This original Irving service-station coming from Sackville New-Brunswick was acquired by the Village historique acadien in 2005 and restored to it's initial condition.
The popularity of automobiles spread very quickly in the 1920 and 1930 years. Necessarily, a new building had to be created, which is the service-station. This became a cultural icon of the rural and urban scenery in Canada. The Irving Company wanted a distinctive achitecture for it's service-stations. The typical turet of the service-stations conceived by Sam Roy confers a special trademark which will be unique across Canada.
Kenneth Colin (K.C.) Irving (1899-1992) was born in Bouctouche (New-Brunswick). In 1924, he is the owner of it's first service-station in Bouctouche. The year after, he settled in St-John and in 1932, he had a building erected, the Goden Ball, which becomes it's general quarter.

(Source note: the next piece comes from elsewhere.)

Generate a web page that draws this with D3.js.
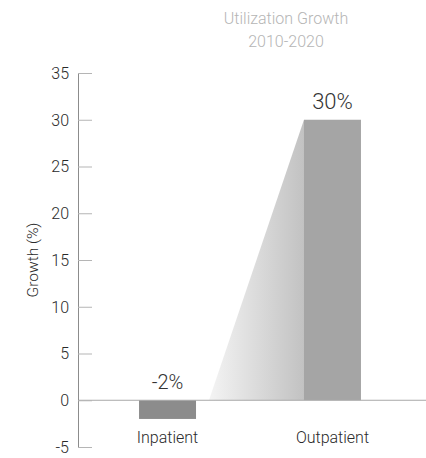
<!DOCTYPE html>
<html>
<head>
<meta charset="utf-8">
<script src="https://cdn.jsdelivr.net/npm/d3@7"></script>
<style>
  html, body { margin: 0; padding: 0; background: #fff; }
  svg { display: block; font-family: Roboto, "Noto Sans", sans-serif; font-weight: 300; }
</style>
</head>
<body>
<svg id="chart" width="426" height="458"></svg>
<script>
// Utilization growth by setting, 2010-2020
const categories = ["Inpatient", "Outpatient"];
const growth = [-2, 30];
const valueLabels = ["-2%", "30%"];
const yTicks = [-5, 0, 5, 10, 15, 20, 25, 30, 35];
const titleLines = ["Utilization Growth", "2010-2020"];

const svg = d3.select("#chart");

const y = d3.scaleLinear().domain([-5, 35]).range([447, 73]);
const x = d3.scaleBand()
  .domain(categories)
  .range([78, 422])
  .paddingInner(0.6545)
  .paddingOuter(0.37);

const axisX = 78;

// Title
svg.append("g")
  .selectAll("text")
  .data(titleLines)
  .join("text")
  .attr("x", 286)
  .attr("y", (d, i) => 24 + i * 23)
  .attr("text-anchor", "middle")
  .attr("font-size", 16)
  .attr("fill", "#b5b5b5")
  .text(d => d);

// Gradient for the growth wedge
const defs = svg.append("defs");
const grad = defs.append("linearGradient")
  .attr("id", "wedge")
  .attr("x1", "0").attr("y1", "0")
  .attr("x2", "1").attr("y2", "0");
grad.append("stop").attr("offset", "0").attr("stop-color", "#f4f4f4");
grad.append("stop").attr("offset", "1").attr("stop-color", "#c2c2c2");

// Wedge rising from the inpatient side to the outpatient bar
const inRight = x("Inpatient") + x.bandwidth();
const outLeft = x("Outpatient");
const wedgeStart = inRight + (outLeft - inRight) * 0.12;
svg.append("path")
  .attr("d", d3.line()([
    [wedgeStart, y(0)],
    [outLeft, y(growth[1])],
    [outLeft, y(0)]
  ]) + "Z")
  .attr("fill", "url(#wedge)");

// Bars
const barColors = ["#8c8c8c", "#a5a5a5"];
svg.append("g")
  .selectAll("rect")
  .data(growth)
  .join("rect")
  .attr("x", (d, i) => x(categories[i]))
  .attr("width", x.bandwidth())
  .attr("y", d => y(Math.max(0, d)))
  .attr("height", d => Math.abs(y(d) - y(0)))
  .attr("fill", (d, i) => barColors[i]);

// Zero baseline across the plot
svg.append("line")
  .attr("x1", axisX).attr("x2", 426)
  .attr("y1", y(0)).attr("y2", y(0))
  .attr("stroke", "#a8a8a8")
  .attr("stroke-width", 1);

// Y axis with short inward ticks
const yAxis = d3.axisRight(y)
  .tickValues(yTicks)
  .tickSize(14)
  .tickFormat("");
const gy = svg.append("g")
  .attr("transform", `translate(${axisX},0)`)
  .call(yAxis);
gy.select(".domain")
  .attr("stroke", "#8c8c8c")
  .attr("d", `M0.5,${y(-5)}V${y(35)}`);
gy.selectAll(".tick line").attr("stroke", "#b5b5b5");

// Tick labels
svg.append("g")
  .selectAll("text")
  .data(yTicks)
  .join("text")
  .attr("x", 69)
  .attr("y", d => y(d))
  .attr("dy", "0.36em")
  .attr("text-anchor", "end")
  .attr("font-size", 16)
  .attr("fill", "#2a2a2a")
  .text(d => d);

// Y axis title
svg.append("text")
  .attr("transform", `translate(38,${(y(-5) + y(35)) / 2}) rotate(-90)`)
  .attr("text-anchor", "middle")
  .attr("font-size", 15.5)
  .attr("fill", "#2a2a2a")
  .text("Growth (%)");

// Value labels
svg.append("g")
  .selectAll("text")
  .data(growth)
  .join("text")
  .attr("x", (d, i) => x(categories[i]) + x.bandwidth() / 2)
  .attr("y", d => y(Math.max(0, d)) - 11)
  .attr("text-anchor", "middle")
  .attr("font-size", (d, i) => i === 1 ? 22 : 20)
  .attr("fill", "#333")
  .text((d, i) => valueLabels[i]);

// Category labels
svg.append("g")
  .selectAll("text")
  .data(categories)
  .join("text")
  .attr("x", d => x(d) + x.bandwidth() / 2)
  .attr("y", 443)
  .attr("text-anchor", "middle")
  .attr("font-size", 16)
  .attr("fill", "#2a2a2a")
  .text(d => d);
</script>
</body>
</html>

The Irving Oil Company founded in 1927, sells gas in about 100 garages in the whole Atlantic region. Since 1936, the Irving Company counts as the most important distributor of the Ford Company in the Maritimes. In the same year, the company had consolidated six bus companies, the S.M.T. System, becoming the most important bus network in the Maritimes.
In 1924, Irving creates it's own gas named Primrose. In 1936, he built a service-station in Sackville and Sam Roy was the architect.
During the years 1935 and 1950, and without any doubt, Samuel Sam Roy, (Sam King) (1895-1978), is the most popular of the acadian architects. Sam Roy was born in Sainte-Marie de Kent and studied architecture in Boston. In 1930, the Irving Company hired Sam Roy for the construction of a service-station in Halifax. This is probably the first with its charateristic turet. In 1936, he is responsible for the service-station in Sackville.
The construction work for the Irving service-station at the corner of Main and Allison avenue started in October 1936. On November 19, the first operators, Paul and Reynold Blakney, took the direction.